We also see that Russia is deeply angry with the West and is refusing to cooperate with Nato's Partnership for Peace programme for eastern Europe. Are we to pursue a Balkan policy so inimical to Russia that we throw away the historic opportunity to reincorporate Poland, Hungary, the Czech Republic and Slovakia into the liberal democratic Western camp?

When one sees the pitiful sight of defenceless Muslim civilians fleeing from Serbian artillery attack, it is tempting to think that an immense amount of Western prestige is at stake in this conflict. Surely, the argument runs, we cannot allow the Bosnian Serbs to overrun Gorazde when only a week ago Nato, the most powerful military alliance in history, dropped its first bombs on ground targets.

But if a study of the post-1945 world tells us anything, it is that there is no more foolish policy than to fire weapons without having a precise political goal in mind. Vietnam scarred the collective outlook of Americans for just that reason. Afghanistan had a similar effect on the former Soviet Union.

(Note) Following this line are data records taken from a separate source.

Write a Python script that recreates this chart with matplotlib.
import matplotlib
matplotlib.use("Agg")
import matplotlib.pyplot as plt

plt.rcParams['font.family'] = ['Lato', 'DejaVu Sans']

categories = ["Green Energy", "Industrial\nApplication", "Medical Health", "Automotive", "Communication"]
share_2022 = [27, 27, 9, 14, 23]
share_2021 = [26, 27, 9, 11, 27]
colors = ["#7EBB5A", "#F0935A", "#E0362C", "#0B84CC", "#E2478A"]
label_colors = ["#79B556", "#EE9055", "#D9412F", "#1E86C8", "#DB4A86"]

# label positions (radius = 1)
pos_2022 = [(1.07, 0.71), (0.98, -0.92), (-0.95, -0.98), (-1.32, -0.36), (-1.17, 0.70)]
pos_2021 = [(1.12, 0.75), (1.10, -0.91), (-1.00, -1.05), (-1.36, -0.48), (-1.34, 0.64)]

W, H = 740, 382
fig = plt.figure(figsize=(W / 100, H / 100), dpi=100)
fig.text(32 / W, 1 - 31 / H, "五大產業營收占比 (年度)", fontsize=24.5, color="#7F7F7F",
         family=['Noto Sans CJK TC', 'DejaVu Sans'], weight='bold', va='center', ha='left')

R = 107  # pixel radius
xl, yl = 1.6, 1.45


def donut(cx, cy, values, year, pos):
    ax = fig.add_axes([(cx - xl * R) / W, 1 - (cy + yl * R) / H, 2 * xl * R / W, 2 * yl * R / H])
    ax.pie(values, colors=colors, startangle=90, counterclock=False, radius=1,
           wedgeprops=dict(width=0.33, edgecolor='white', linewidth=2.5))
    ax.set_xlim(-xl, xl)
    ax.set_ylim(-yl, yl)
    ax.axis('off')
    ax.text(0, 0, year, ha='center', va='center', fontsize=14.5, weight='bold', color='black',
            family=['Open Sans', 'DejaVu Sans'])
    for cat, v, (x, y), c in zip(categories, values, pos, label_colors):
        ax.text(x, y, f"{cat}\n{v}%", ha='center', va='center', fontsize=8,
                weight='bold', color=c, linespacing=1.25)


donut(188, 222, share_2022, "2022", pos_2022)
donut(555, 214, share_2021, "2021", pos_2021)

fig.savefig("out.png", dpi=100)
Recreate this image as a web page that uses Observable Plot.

There is now an urgent need for John Major, President Bill Clinton, President Francois Mitterrand and other Western leaders to tell us exactly what they are up to in Bosnia. Why are we slipping down the slope to war when the electorates in our democracies have not been told what type of Balkan settlement we stand for?

There is not in principle anything wrong with using force to achieve essential aims. The operation to expel Iraq from Kuwait is a case in point. But in Bosnia the signs are that it is all going horribly wrong.